Put out more flags

You would have thought that with everything going on in the world the president of the United States would be a busy man.

Yet on Wednesday morning president Donald Trump personally  oversaw the installation of a pair of flagpoles on the White House lawn, one on the south side of the building, the other on the north.

“These are the best poles anywhere in the country or in the world,” the president told a group of reporters assembled to witness construction workers putting one of them up.

“It’s a very exciting project to me,” he said.

That he’s taking on such major White House building projects in his second term – after coming under fire for changes to the space during his first – reflects an emboldened Trump impervious to criticism.

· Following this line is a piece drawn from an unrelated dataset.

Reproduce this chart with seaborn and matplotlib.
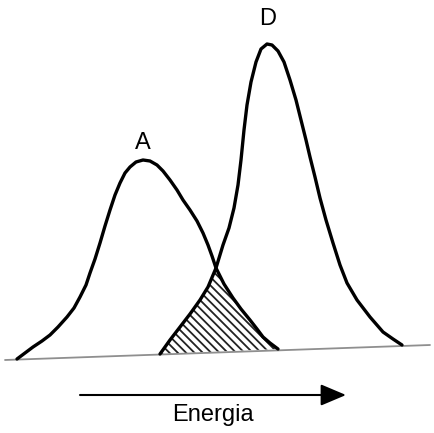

Asked what gave him the idea to make the changes, Trump offered a revealing answer.

“I’ve had it for a long time. In the first term I had it, but, you know, you guys were after me. I said I had to focus. I was the hunted. And now I’m the hunter. There’s a big difference,” he said.

Trump spent nearly an hour inspecting and commenting on the flagpole’s installation, despite heightened international tensions awaiting him. And while he refused to directly answer reporters’ shouted questions about whether he would order the U.S. military to strike Iranian nuclear facilities, his presence on the lawn underscored a president operating at his own pace.

Hours later, Trump returned outside, flanked by, among others, the chairman of the Senate Foreign Relations Committee, his daughter Ivanka Trump and son-in-law Jared Kushner, who were at the White House for the swearing in of Charles Kushner as ambassador to France. The president saluted the large American flag, which required five men to hoist up the newly erected pole.